A Reggio Calabria la lunghissima Real Palazzina, costituita da un continuo susseguirsi di eleganti edifici napoleonici, affacciata sull’antico lungomare; l’imponente Palazzo San Giorgio (Palazzo Municipale), poi ricostruito dall’architetto Ernesto Basile; l’elegante Villa Genoese-Zerbi, esempio di barocco seicentesco della città; gli importanti palazzi Mantica, Ramirez e Rettano; moltissime chiese e basiliche tra cui il ricchissimo Duomo barocco, poi ricostruito divenendo l’edificio sacro più grande in Calabria; l’antichissima basilica bizantina della Cattolica dei Greci; le fontane monumentali sul lungomare ed un gran numero di imponenti ed importanti edifici pubblici e privati.

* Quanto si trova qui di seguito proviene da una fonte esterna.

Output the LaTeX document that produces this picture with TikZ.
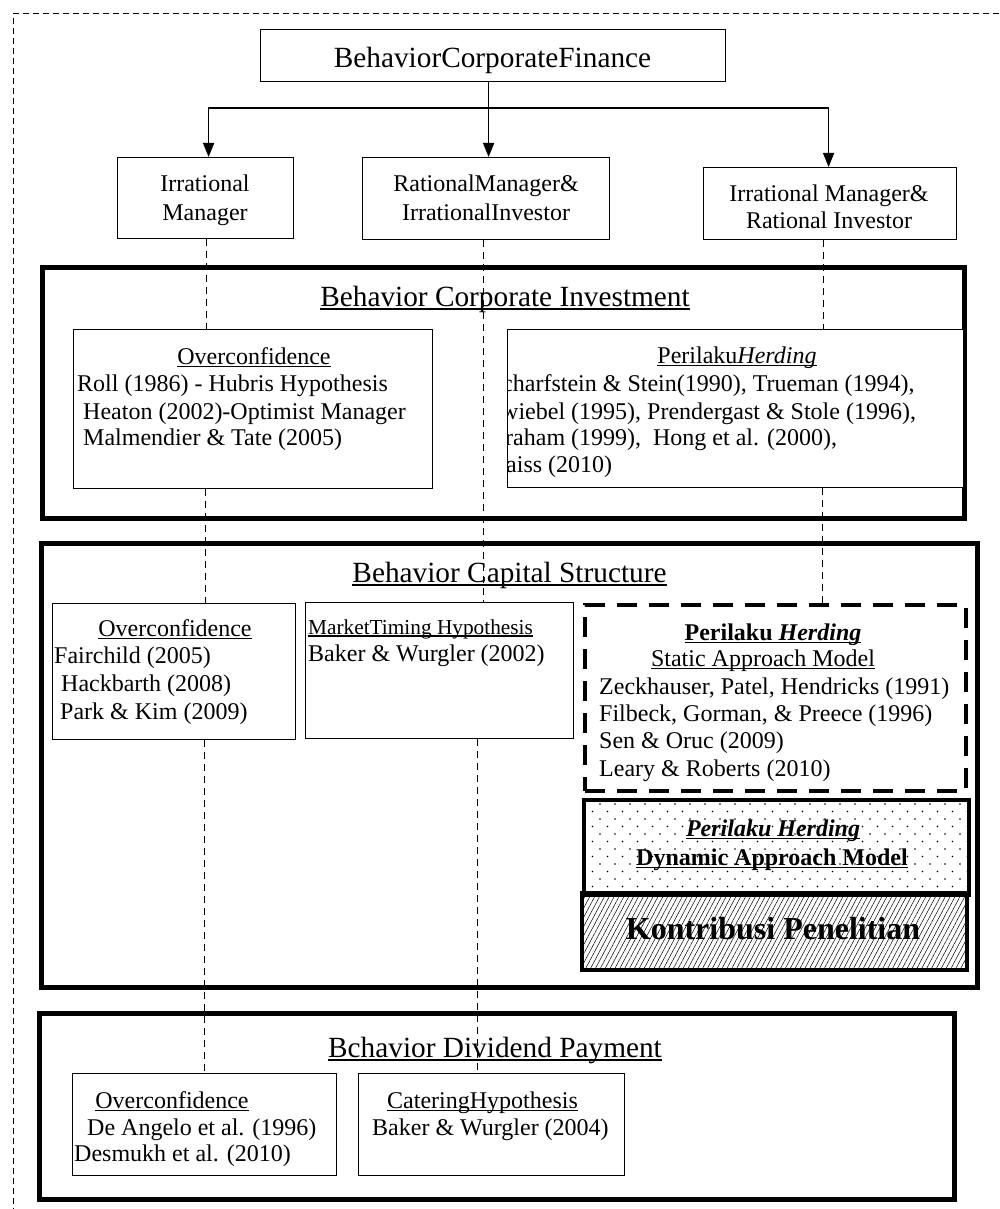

Le due città persero così gran parte della memoria storica legata a quella che era stata l’evoluzione urbanistica nei secoli precedenti; inoltre caserme ed ospedali in entrambe le città subirono danni gravi: all’ospedale civile, su 230 malati in ricovero se ne salvarono soltanto 29. Alcuni edifici vennero letteralmente sgretolati, come polverizzati, e la popolazione che vi abitava fu colta dal sisma nelle ore notturne e non ebbe il tempo di mettersi in salvo.
Nel porto di Reggio Calabria, la linea ferrata costiera venne letteralmente divelta, molti vagoni furono ripescati in mare.